**Data for this exercise**
━━━━━━━━

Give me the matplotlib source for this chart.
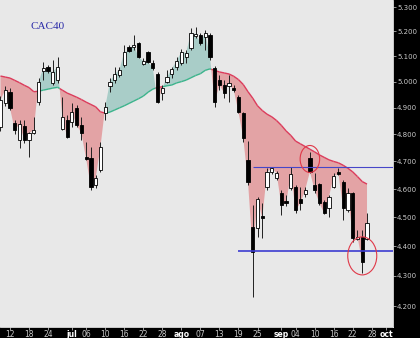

━━━━━━━━

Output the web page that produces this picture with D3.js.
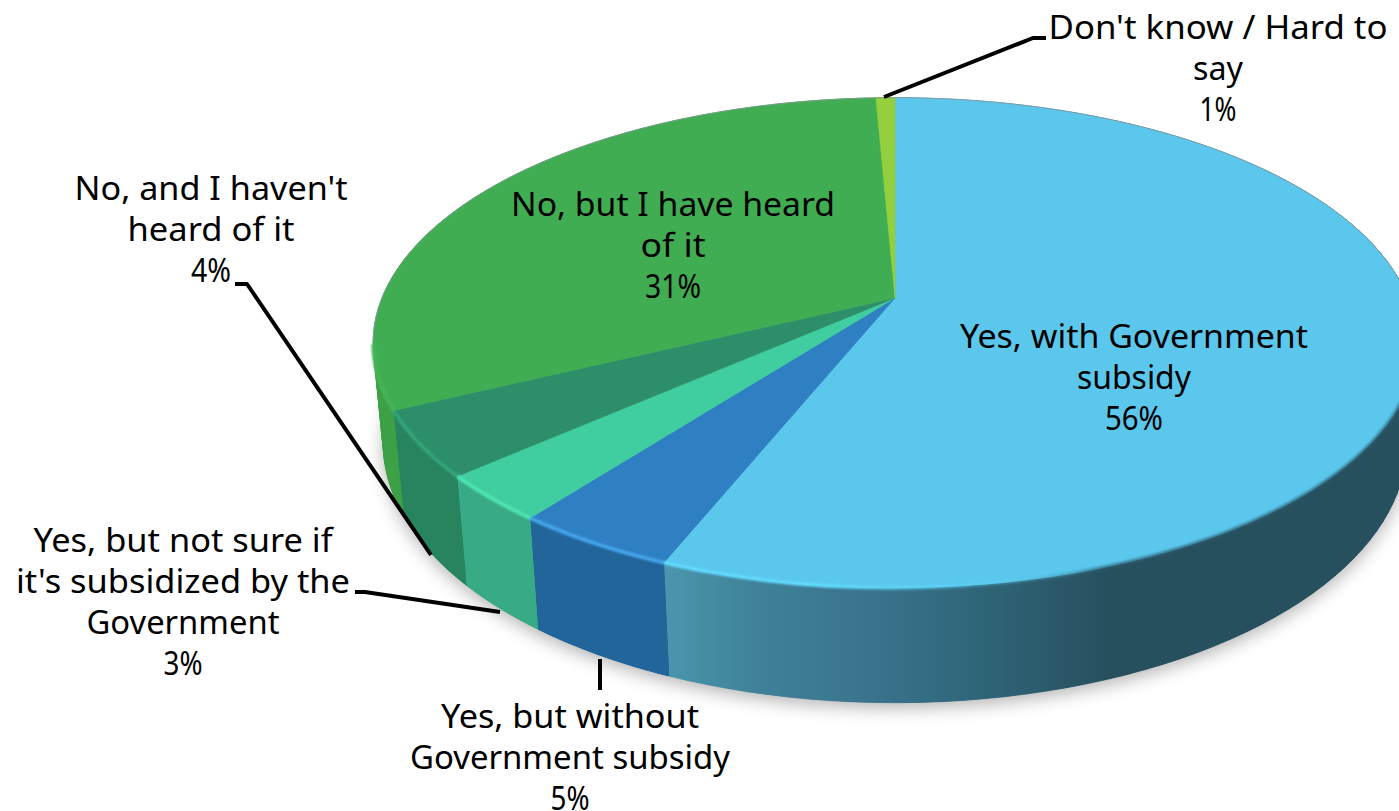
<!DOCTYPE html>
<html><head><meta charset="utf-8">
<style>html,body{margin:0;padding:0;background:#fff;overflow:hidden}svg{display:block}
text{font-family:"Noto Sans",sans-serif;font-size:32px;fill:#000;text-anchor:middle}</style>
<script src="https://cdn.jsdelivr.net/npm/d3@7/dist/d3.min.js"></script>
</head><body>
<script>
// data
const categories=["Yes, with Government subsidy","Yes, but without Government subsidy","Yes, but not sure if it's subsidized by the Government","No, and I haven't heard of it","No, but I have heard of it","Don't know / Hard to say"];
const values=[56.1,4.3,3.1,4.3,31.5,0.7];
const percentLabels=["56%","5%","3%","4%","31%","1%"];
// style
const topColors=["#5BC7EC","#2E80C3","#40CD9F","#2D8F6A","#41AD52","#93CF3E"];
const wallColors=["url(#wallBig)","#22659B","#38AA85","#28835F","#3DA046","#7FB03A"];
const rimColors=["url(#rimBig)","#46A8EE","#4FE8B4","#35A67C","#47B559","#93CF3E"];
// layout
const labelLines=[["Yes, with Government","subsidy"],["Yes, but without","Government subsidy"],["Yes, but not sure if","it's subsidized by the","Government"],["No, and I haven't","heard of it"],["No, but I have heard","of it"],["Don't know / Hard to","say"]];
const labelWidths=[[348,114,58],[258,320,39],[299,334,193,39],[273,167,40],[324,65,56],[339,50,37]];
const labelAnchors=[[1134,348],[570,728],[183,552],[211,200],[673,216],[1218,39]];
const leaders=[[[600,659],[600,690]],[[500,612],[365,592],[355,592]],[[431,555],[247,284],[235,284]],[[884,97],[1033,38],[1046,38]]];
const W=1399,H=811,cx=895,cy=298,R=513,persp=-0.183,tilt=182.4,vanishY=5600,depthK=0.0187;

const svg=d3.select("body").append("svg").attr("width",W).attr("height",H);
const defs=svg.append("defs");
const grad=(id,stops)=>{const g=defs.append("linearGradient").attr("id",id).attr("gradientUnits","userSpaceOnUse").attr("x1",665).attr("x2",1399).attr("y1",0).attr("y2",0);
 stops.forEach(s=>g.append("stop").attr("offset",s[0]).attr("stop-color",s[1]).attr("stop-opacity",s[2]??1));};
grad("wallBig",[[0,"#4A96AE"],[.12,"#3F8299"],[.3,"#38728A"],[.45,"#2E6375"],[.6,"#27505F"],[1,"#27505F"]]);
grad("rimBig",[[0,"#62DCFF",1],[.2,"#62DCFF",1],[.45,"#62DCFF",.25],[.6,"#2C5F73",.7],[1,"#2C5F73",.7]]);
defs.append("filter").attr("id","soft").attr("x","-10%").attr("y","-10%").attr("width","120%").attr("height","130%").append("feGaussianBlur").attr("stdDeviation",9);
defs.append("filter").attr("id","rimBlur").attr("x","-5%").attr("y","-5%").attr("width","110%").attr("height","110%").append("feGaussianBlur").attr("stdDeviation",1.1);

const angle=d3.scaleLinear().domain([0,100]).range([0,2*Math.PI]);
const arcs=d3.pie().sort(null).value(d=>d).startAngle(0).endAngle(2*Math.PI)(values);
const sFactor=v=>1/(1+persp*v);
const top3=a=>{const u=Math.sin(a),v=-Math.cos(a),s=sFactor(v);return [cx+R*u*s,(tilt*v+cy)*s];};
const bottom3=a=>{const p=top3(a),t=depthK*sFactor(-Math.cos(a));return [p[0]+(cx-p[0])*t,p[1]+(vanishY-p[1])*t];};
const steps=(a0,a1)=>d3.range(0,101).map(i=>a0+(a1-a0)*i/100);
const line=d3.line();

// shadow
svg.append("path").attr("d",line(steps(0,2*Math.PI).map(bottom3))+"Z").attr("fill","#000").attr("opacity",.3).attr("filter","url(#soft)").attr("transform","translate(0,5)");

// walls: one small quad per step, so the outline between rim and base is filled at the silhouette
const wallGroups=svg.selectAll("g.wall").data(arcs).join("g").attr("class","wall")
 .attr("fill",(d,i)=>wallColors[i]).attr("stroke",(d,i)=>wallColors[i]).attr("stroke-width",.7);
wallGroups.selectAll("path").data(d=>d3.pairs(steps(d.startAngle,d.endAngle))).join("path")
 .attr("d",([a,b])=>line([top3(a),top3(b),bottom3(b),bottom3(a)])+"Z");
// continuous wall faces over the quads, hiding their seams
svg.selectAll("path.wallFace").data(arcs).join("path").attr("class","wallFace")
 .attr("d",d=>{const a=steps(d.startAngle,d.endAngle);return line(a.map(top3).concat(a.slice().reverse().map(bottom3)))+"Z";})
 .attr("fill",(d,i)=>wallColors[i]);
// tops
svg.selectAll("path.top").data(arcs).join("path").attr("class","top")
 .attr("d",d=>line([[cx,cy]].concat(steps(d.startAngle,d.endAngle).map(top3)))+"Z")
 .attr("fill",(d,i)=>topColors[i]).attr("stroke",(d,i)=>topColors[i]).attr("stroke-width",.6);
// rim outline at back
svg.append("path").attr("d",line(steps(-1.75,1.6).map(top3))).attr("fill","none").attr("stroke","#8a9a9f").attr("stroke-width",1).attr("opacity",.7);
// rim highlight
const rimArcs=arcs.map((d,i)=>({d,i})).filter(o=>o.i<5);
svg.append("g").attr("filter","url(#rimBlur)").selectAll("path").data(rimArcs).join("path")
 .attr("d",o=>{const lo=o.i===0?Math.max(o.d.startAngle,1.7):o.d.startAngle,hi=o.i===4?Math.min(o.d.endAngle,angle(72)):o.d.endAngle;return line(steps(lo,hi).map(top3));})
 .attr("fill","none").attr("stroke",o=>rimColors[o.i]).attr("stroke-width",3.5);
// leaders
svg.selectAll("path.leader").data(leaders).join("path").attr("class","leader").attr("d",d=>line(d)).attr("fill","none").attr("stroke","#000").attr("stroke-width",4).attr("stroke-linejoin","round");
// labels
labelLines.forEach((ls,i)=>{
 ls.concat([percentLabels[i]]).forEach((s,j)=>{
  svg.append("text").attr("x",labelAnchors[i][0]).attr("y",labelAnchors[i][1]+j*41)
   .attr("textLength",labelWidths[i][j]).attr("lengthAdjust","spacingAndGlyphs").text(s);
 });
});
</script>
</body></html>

━━━━━━━━

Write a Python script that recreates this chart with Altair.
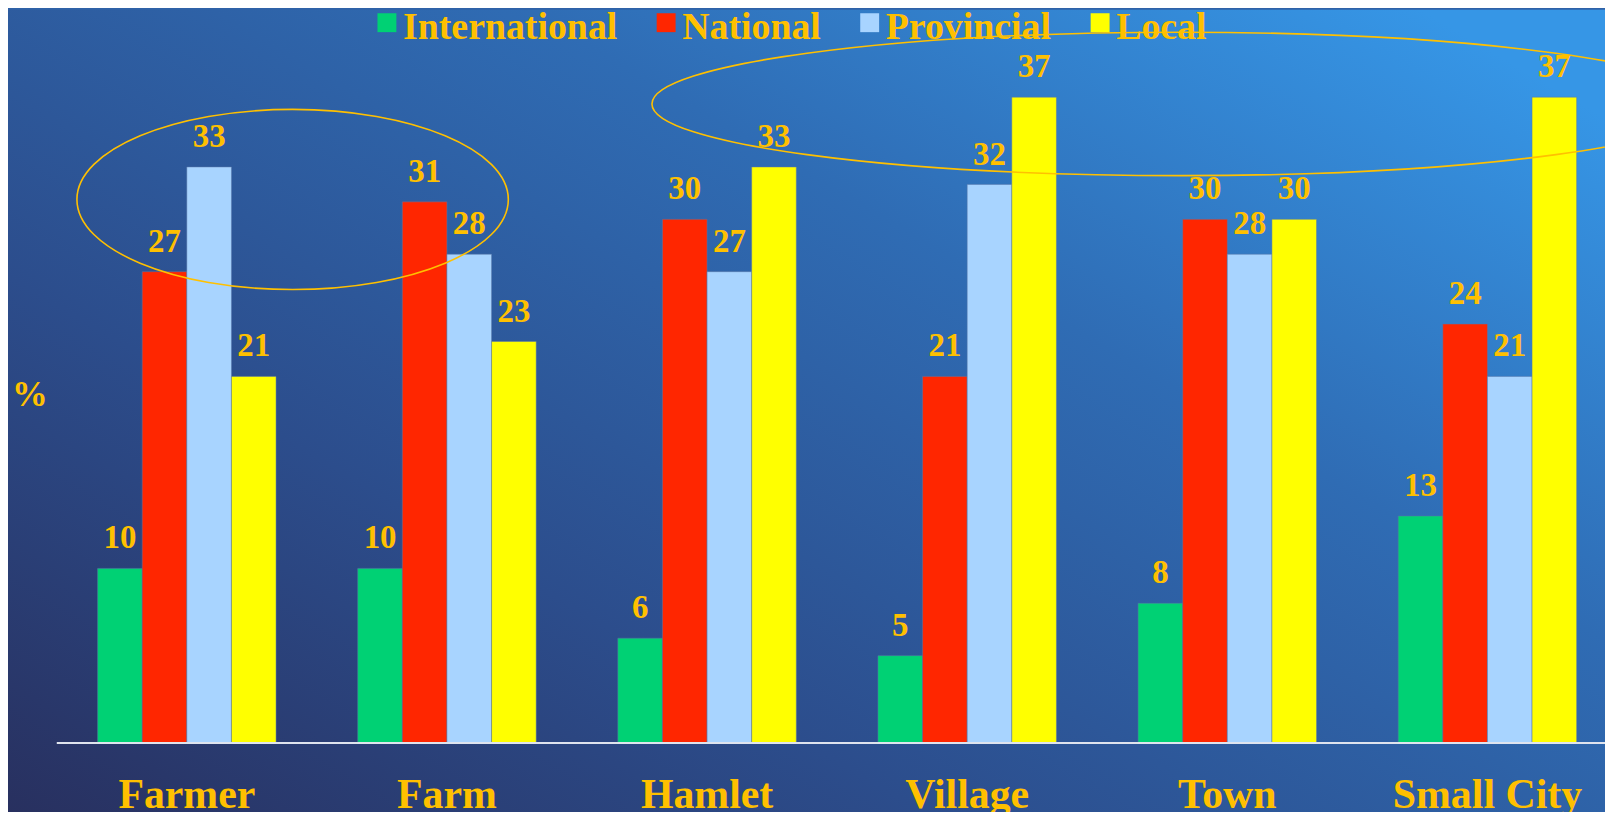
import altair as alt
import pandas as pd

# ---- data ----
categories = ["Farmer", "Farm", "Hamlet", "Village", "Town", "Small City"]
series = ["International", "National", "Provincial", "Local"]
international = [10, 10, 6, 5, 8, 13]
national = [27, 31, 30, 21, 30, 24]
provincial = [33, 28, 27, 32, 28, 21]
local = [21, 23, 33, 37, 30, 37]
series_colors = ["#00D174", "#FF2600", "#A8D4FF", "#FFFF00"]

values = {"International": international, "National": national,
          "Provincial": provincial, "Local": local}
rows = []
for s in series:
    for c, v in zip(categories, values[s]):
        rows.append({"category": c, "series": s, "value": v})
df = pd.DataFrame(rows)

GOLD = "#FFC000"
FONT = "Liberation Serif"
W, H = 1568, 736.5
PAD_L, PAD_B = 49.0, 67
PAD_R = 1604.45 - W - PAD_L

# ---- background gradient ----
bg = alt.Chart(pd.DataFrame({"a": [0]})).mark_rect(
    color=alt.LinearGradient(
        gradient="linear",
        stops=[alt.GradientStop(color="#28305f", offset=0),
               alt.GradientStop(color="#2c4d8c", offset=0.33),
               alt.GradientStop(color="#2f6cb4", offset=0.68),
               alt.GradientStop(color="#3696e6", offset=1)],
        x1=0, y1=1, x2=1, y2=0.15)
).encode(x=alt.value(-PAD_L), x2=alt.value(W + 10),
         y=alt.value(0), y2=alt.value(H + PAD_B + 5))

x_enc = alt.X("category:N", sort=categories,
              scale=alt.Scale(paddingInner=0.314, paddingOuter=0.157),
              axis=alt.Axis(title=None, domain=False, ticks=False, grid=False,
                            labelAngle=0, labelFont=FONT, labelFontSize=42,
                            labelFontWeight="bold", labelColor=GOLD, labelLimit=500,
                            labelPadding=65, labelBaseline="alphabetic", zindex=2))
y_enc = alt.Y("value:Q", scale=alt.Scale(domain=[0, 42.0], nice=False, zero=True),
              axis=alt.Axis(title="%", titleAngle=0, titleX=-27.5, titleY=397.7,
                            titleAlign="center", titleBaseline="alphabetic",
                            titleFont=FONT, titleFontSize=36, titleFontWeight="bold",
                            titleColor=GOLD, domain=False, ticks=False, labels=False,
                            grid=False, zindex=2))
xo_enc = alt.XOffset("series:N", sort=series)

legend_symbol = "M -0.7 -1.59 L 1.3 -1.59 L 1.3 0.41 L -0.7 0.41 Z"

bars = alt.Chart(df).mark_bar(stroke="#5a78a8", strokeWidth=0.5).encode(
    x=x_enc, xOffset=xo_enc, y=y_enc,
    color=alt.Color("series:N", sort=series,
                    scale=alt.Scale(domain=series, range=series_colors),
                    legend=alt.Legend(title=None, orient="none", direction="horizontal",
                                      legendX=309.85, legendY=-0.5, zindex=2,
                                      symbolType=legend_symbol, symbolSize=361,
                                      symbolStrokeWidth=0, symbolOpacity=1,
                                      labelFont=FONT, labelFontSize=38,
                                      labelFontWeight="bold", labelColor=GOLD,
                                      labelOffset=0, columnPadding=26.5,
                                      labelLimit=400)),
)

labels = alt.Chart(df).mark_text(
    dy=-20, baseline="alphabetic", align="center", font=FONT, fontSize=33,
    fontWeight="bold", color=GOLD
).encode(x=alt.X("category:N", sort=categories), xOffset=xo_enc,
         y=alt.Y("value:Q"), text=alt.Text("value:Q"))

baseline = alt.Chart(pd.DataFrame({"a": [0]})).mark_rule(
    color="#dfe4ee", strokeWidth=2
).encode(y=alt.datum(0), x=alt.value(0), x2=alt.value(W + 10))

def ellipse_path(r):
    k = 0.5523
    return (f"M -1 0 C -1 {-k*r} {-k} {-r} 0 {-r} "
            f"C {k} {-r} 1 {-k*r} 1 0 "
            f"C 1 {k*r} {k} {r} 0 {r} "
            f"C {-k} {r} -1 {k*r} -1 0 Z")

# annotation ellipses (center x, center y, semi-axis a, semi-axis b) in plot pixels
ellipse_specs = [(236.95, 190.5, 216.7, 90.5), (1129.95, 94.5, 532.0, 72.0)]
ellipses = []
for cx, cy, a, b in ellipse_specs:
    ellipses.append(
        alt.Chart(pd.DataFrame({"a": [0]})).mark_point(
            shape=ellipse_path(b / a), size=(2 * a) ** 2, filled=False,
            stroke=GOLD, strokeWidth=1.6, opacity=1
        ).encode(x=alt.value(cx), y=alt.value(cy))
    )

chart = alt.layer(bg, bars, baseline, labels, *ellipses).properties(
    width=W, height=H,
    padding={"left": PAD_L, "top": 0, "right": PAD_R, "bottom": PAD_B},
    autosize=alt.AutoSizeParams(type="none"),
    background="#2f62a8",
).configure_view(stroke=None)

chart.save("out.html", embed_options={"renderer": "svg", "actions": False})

━━━━━━━━

**Task brief**
Only the lines from the one holding "Write a Python" to the one holding "y=alt.value(0), y2=alt.value(H +" should be returned, both included and exactly as written, with no pictures.

**Response to the task**
Write a Python script that recreates this chart with Altair.
import altair as alt
import pandas as pd

# ---- data ----
categories = ["Farmer", "Farm", "Hamlet", "Village", "Town", "Small City"]
series = ["International", "National", "Provincial", "Local"]
international = [10, 10, 6, 5, 8, 13]
national = [27, 31, 30, 21, 30, 24]
provincial = [33, 28, 27, 32, 28, 21]
local = [21, 23, 33, 37, 30, 37]
series_colors = ["#00D174", "#FF2600", "#A8D4FF", "#FFFF00"]

values = {"International": international, "National": national,
          "Provincial": provincial, "Local": local}
rows = []
for s in series:
    for c, v in zip(categories, values[s]):
        rows.append({"category": c, "series": s, "value": v})
df = pd.DataFrame(rows)

GOLD = "#FFC000"
FONT = "Liberation Serif"
W, H = 1568, 736.5
PAD_L, PAD_B = 49.0, 67
PAD_R = 1604.45 - W - PAD_L

# ---- background gradient ----
bg = alt.Chart(pd.DataFrame({"a": [0]})).mark_rect(
    color=alt.LinearGradient(
        gradient="linear",
        stops=[alt.GradientStop(color="#28305f", offset=0),
               alt.GradientStop(color="#2c4d8c", offset=0.33),
               alt.GradientStop(color="#2f6cb4", offset=0.68),
               alt.GradientStop(color="#3696e6", offset=1)],
        x1=0, y1=1, x2=1, y2=0.15)
).encode(x=alt.value(-PAD_L), x2=alt.value(W + 10),
         y=alt.value(0), y2=alt.value(H + PAD_B + 5))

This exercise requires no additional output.